Fordham University            The Jesuit University of New York
 


CIS Department Talk - December 7, 2009

The Department of Computer and Information Science Present

Speaker:Dr. Dah-Yoh Lim
Topic: The Paradigm of Partial Erasures
Date:December 7, 2009, 6:00PM
Place:Lincoln Center Campus, Lowenstein, Room 311


Abstract:

Erasing old data and keys is an important tool in cryptographic protocol design. It is useful in many settings, including proactive security, adaptive security, forward security, and intrusion resilience. Protocols for all these settings typically assume the ability to perfectly erase information. Unfortunately, as amply demonstrated in the systems literature, perfect erasures are hard to implement in practice.

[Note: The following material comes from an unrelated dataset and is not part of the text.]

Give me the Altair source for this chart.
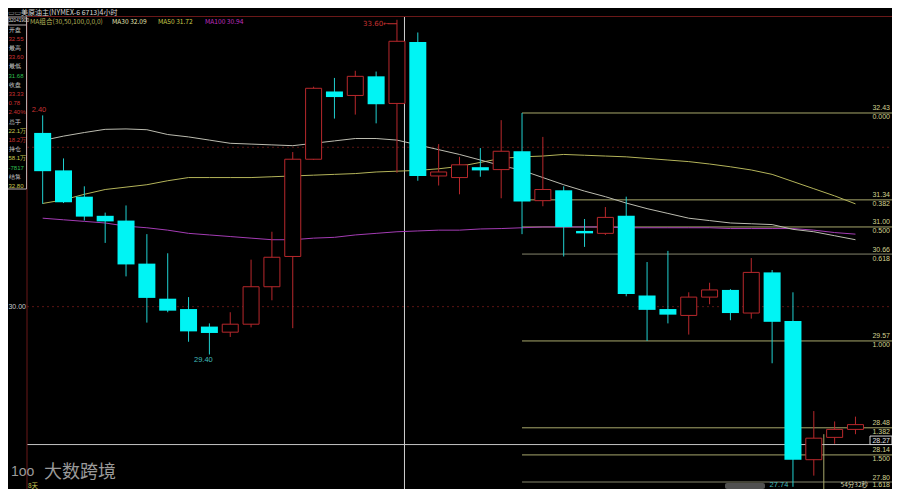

We propose a model of partial erasures where erasure instructions leave almost all the data erased intact, thus giving the honest players only a limited capability for disposing of old data. Nonetheless, we provide a general compiler that transforms any secure protocol using perfect erasures into one that maintains the same security properties when only partial erasures are available. The key idea is a new redundant representation of secret data which can still be computed on, and yet is rendered useless when partially erased. We prove that any such a compiler must incur a cost in additional storage, and that our compiler is near optimal in terms of its storage overhead. This talk will focus on the practical implications and applicability of the work.

Bio:
Dr. Dah-Yoh Lim received his B.B.A. in Finance and B.S. in Computer Science and Information Engineering from National Taiwan University, Taipei, Taiwan in 2001, and his S.M. and Ph.D. in Computer Science from MIT in 2004 and 2008 respectively. His research interests include supply chains, rank aggregation, and cryptography and network security. He is now a software developer.